Stored data entries:
"""

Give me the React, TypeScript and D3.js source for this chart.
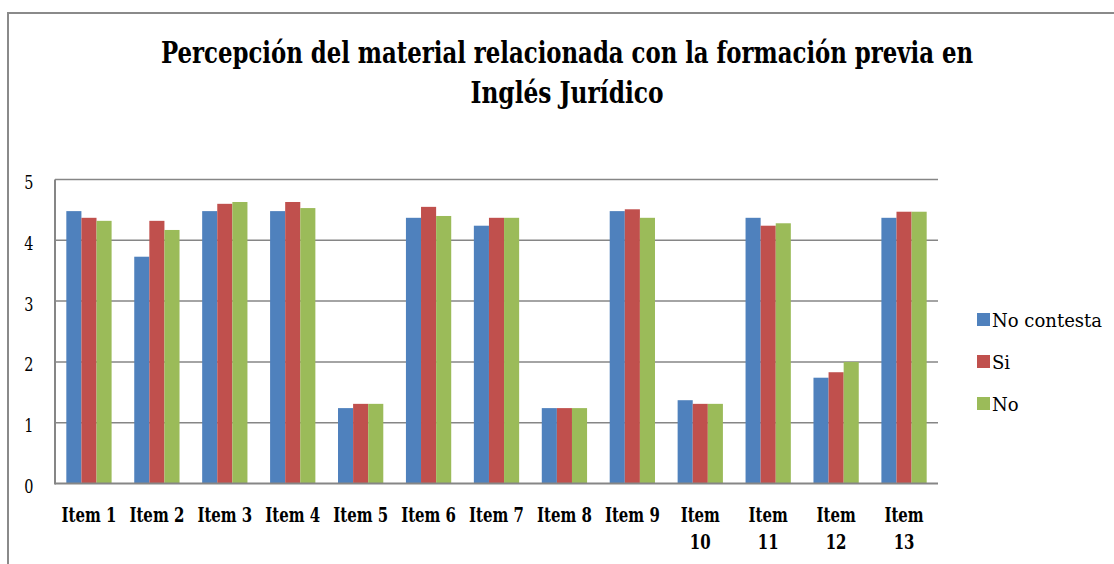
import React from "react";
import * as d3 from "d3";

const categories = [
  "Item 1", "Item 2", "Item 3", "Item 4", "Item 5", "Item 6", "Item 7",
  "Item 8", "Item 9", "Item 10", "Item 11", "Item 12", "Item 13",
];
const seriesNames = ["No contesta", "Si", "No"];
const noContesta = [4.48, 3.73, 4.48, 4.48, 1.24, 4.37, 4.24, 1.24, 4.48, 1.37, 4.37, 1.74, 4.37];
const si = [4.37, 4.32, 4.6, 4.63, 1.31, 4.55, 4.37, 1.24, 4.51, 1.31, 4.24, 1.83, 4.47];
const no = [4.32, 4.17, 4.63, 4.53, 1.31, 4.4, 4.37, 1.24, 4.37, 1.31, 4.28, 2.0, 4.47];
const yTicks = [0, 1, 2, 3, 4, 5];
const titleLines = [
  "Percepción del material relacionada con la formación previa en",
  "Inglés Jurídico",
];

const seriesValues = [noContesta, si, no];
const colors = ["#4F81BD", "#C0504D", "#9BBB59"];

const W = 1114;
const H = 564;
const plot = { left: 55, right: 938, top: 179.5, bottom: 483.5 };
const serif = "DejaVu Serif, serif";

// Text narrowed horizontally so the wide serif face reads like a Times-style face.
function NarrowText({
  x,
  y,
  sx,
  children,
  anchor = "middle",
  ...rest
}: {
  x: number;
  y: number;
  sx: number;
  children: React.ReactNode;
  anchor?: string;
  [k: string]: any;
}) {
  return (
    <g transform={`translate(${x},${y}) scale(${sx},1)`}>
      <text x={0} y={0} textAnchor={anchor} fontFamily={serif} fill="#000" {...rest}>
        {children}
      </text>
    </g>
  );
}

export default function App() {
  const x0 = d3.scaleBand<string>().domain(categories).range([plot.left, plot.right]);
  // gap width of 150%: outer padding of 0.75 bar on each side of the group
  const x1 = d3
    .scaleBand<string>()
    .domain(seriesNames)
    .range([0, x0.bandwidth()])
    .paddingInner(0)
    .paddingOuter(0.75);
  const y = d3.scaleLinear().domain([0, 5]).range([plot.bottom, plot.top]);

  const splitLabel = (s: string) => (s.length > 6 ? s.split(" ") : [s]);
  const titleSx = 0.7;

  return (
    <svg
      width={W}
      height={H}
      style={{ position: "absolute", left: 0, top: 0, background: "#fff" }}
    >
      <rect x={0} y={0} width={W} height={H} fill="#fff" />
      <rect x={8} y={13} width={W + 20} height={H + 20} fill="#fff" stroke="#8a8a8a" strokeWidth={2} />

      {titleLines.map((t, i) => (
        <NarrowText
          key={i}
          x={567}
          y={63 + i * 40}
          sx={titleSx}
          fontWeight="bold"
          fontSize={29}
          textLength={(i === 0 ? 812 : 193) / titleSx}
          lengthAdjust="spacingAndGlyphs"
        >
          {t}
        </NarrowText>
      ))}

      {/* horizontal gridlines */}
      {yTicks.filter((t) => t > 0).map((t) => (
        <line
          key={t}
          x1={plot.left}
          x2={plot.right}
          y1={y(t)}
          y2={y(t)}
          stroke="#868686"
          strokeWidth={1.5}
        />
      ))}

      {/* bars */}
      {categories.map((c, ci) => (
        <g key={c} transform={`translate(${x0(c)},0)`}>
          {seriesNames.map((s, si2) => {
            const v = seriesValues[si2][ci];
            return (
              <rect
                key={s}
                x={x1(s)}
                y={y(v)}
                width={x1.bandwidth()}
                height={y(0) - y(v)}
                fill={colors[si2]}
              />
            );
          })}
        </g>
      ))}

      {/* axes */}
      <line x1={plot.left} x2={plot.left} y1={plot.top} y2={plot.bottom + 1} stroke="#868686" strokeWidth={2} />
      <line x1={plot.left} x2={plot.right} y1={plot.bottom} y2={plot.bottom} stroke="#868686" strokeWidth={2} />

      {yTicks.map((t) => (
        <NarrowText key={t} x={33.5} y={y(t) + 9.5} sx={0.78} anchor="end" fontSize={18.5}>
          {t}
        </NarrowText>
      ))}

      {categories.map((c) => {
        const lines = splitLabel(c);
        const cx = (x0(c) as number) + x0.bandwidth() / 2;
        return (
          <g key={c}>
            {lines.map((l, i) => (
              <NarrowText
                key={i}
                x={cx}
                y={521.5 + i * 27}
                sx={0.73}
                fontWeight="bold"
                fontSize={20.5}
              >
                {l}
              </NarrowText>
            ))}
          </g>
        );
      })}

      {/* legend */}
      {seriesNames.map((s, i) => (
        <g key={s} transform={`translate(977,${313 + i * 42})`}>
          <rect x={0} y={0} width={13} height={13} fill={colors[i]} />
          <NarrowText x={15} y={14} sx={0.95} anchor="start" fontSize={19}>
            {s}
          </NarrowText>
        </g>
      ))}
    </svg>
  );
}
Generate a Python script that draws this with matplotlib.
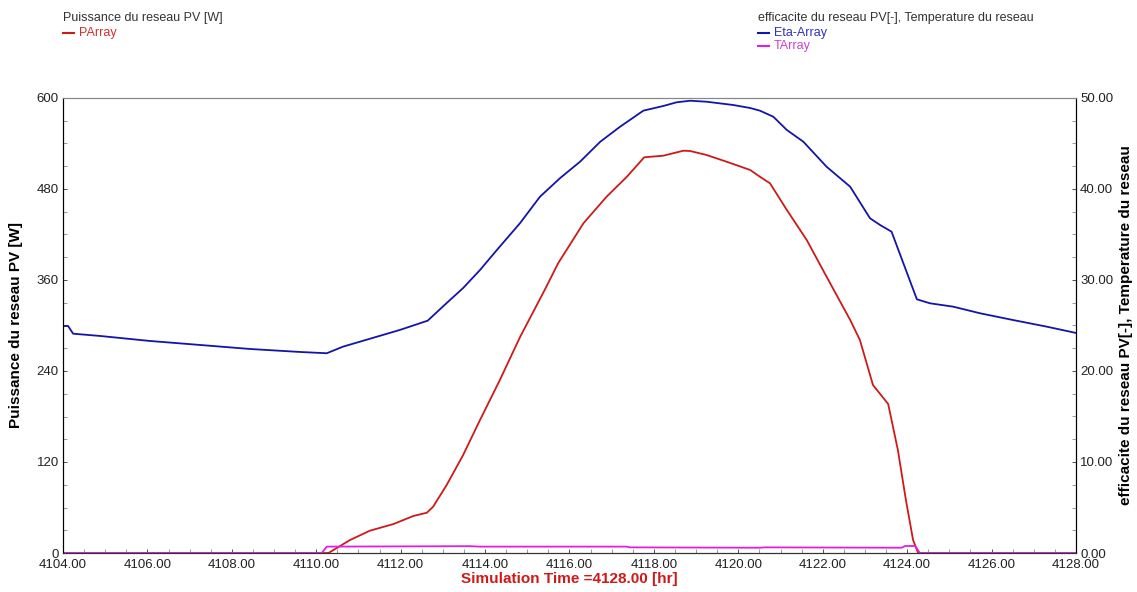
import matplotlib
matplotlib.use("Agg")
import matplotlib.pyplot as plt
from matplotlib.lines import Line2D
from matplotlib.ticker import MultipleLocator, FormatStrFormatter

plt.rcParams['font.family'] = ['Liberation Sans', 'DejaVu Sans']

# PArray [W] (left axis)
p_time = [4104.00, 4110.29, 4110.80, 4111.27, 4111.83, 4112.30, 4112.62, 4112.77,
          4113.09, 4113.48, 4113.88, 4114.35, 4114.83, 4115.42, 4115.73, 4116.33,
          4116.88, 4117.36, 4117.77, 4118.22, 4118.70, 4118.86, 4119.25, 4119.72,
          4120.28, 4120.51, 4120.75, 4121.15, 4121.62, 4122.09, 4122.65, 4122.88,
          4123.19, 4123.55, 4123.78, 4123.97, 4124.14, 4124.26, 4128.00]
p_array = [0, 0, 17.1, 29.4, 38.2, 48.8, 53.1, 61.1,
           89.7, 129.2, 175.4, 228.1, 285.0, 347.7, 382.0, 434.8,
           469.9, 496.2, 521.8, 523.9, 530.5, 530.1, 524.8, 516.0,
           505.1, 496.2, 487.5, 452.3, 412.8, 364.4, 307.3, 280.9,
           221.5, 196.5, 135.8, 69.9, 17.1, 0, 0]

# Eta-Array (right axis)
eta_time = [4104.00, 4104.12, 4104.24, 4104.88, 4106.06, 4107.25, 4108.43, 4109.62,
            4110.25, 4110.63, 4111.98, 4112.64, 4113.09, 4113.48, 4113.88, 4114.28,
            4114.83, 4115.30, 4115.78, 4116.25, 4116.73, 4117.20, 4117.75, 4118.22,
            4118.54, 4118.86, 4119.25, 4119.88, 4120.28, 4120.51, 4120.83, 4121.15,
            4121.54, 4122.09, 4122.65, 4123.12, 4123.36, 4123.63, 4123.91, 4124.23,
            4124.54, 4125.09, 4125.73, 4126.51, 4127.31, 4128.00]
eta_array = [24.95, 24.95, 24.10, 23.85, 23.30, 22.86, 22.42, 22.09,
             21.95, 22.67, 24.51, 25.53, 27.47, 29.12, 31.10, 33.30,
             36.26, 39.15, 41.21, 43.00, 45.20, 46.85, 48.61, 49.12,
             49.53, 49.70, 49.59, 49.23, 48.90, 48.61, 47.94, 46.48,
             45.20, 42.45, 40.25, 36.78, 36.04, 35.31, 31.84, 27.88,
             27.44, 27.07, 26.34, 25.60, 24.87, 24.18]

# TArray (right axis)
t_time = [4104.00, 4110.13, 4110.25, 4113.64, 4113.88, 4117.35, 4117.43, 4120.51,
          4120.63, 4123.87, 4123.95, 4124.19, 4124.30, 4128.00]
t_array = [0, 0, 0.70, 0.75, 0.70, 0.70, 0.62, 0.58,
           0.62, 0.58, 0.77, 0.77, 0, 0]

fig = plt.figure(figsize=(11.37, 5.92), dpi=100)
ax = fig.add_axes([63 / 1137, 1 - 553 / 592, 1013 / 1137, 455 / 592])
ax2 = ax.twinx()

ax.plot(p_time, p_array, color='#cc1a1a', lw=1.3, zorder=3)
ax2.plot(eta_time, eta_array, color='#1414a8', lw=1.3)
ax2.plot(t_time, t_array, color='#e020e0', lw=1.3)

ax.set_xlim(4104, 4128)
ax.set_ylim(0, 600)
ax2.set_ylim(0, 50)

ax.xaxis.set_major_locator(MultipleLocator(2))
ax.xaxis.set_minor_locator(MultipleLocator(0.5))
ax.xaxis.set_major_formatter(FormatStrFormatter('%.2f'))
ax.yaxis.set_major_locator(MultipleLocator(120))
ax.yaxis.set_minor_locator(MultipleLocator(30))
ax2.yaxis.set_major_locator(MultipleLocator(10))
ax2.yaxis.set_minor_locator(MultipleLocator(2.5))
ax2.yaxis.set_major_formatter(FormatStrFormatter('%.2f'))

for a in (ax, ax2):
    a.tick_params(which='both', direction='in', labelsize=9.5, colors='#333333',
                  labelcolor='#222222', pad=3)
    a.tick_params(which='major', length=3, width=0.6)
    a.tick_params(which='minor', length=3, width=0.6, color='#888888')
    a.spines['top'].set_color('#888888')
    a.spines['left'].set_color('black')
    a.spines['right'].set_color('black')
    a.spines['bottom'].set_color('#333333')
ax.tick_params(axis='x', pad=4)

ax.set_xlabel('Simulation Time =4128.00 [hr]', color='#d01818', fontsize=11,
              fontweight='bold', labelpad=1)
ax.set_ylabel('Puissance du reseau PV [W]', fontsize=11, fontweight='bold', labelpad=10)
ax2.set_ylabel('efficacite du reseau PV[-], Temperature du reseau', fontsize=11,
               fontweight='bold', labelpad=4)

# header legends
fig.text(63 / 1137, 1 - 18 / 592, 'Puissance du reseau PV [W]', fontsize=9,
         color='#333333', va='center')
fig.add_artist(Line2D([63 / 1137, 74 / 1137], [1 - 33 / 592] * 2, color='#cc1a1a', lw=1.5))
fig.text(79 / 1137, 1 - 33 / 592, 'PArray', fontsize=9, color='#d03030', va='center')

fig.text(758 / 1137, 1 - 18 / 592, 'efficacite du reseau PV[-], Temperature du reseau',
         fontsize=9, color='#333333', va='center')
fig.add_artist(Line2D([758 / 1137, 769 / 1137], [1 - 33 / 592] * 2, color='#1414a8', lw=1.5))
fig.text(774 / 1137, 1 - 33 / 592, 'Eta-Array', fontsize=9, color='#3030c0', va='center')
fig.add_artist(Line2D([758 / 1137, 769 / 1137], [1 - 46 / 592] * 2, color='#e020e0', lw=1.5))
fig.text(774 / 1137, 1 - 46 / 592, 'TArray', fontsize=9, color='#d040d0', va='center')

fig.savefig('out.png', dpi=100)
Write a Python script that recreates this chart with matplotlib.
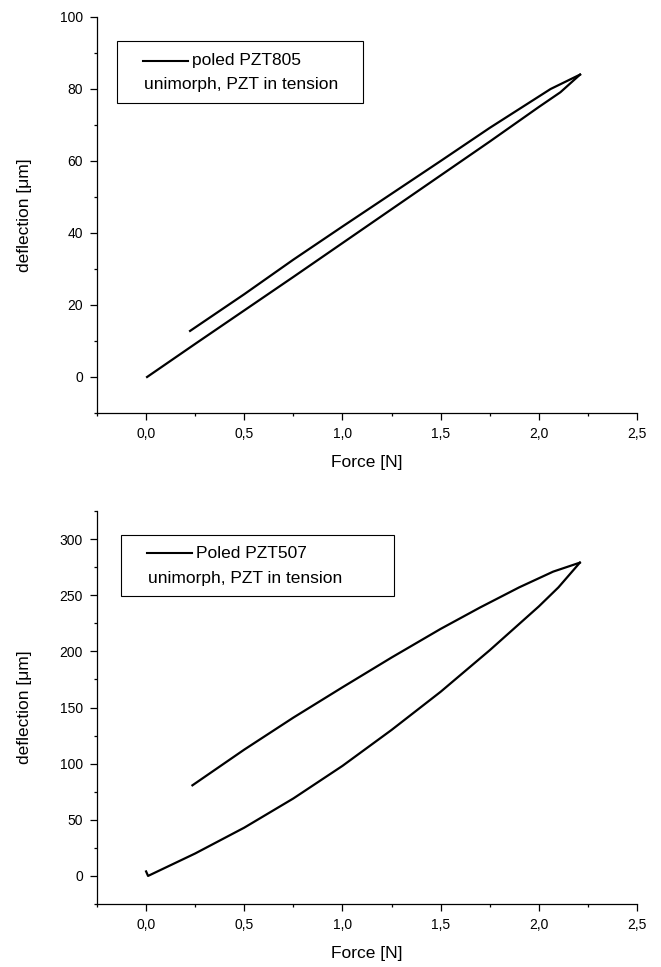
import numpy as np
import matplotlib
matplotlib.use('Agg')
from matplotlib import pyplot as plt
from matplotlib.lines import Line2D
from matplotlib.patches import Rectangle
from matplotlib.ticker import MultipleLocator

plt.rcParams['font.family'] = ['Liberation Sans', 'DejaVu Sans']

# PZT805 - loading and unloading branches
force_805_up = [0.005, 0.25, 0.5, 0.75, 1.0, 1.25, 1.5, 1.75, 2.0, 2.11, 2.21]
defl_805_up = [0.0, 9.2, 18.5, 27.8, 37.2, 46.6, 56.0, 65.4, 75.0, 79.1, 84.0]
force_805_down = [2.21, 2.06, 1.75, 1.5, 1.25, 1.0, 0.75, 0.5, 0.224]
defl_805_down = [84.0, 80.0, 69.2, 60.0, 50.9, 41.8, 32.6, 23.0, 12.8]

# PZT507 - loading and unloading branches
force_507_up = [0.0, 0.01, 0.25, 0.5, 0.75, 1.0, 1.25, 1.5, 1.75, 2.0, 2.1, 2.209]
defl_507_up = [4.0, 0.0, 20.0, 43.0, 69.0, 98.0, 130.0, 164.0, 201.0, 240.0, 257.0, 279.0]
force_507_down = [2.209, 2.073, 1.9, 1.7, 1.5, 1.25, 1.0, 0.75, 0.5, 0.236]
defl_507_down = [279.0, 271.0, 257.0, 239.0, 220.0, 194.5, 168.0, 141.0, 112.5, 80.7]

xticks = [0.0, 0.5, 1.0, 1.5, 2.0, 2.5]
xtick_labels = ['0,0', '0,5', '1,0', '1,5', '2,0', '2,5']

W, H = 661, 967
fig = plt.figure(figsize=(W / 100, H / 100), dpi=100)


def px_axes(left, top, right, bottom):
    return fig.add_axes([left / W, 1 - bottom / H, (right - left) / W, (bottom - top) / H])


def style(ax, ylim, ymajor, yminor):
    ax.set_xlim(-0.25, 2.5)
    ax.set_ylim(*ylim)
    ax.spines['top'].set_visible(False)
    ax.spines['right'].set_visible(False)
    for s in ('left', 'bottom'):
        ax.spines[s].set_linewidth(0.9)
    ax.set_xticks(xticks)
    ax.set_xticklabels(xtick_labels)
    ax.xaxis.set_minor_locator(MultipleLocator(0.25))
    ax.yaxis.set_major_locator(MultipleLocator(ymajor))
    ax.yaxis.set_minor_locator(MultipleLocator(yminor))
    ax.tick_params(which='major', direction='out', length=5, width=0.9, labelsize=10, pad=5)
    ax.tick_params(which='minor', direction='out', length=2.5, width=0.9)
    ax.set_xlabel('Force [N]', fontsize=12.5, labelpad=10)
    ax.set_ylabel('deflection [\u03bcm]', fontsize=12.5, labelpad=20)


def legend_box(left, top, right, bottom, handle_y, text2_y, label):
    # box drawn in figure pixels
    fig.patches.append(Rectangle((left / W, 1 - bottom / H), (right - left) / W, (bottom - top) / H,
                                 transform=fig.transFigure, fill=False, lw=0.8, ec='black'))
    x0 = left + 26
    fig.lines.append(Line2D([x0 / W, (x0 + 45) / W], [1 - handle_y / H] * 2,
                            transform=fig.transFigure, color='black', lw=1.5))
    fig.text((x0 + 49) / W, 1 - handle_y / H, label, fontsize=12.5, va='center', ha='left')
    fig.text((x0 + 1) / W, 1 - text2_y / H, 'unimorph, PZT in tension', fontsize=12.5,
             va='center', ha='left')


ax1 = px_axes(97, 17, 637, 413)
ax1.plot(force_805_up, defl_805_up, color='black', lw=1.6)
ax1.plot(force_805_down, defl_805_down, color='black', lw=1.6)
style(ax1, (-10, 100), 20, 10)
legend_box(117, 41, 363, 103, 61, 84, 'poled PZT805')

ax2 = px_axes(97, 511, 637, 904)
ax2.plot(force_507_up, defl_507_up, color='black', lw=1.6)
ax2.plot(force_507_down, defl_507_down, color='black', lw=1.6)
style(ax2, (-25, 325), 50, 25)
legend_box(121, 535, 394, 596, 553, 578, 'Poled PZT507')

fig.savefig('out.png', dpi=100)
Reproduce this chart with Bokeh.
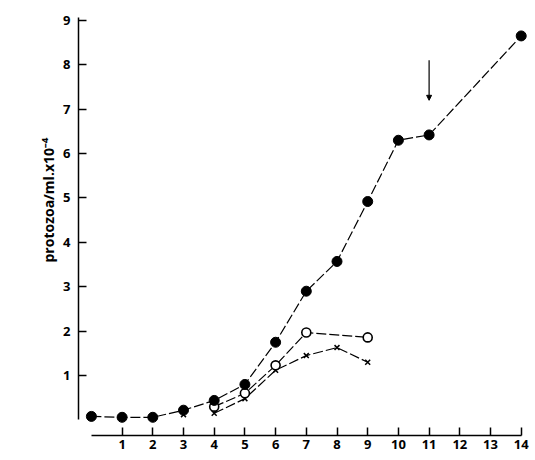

"""

## Task objective
Looking at the material above, count the lines containing the string "this" and reply with the count alone.

## Expected answer
4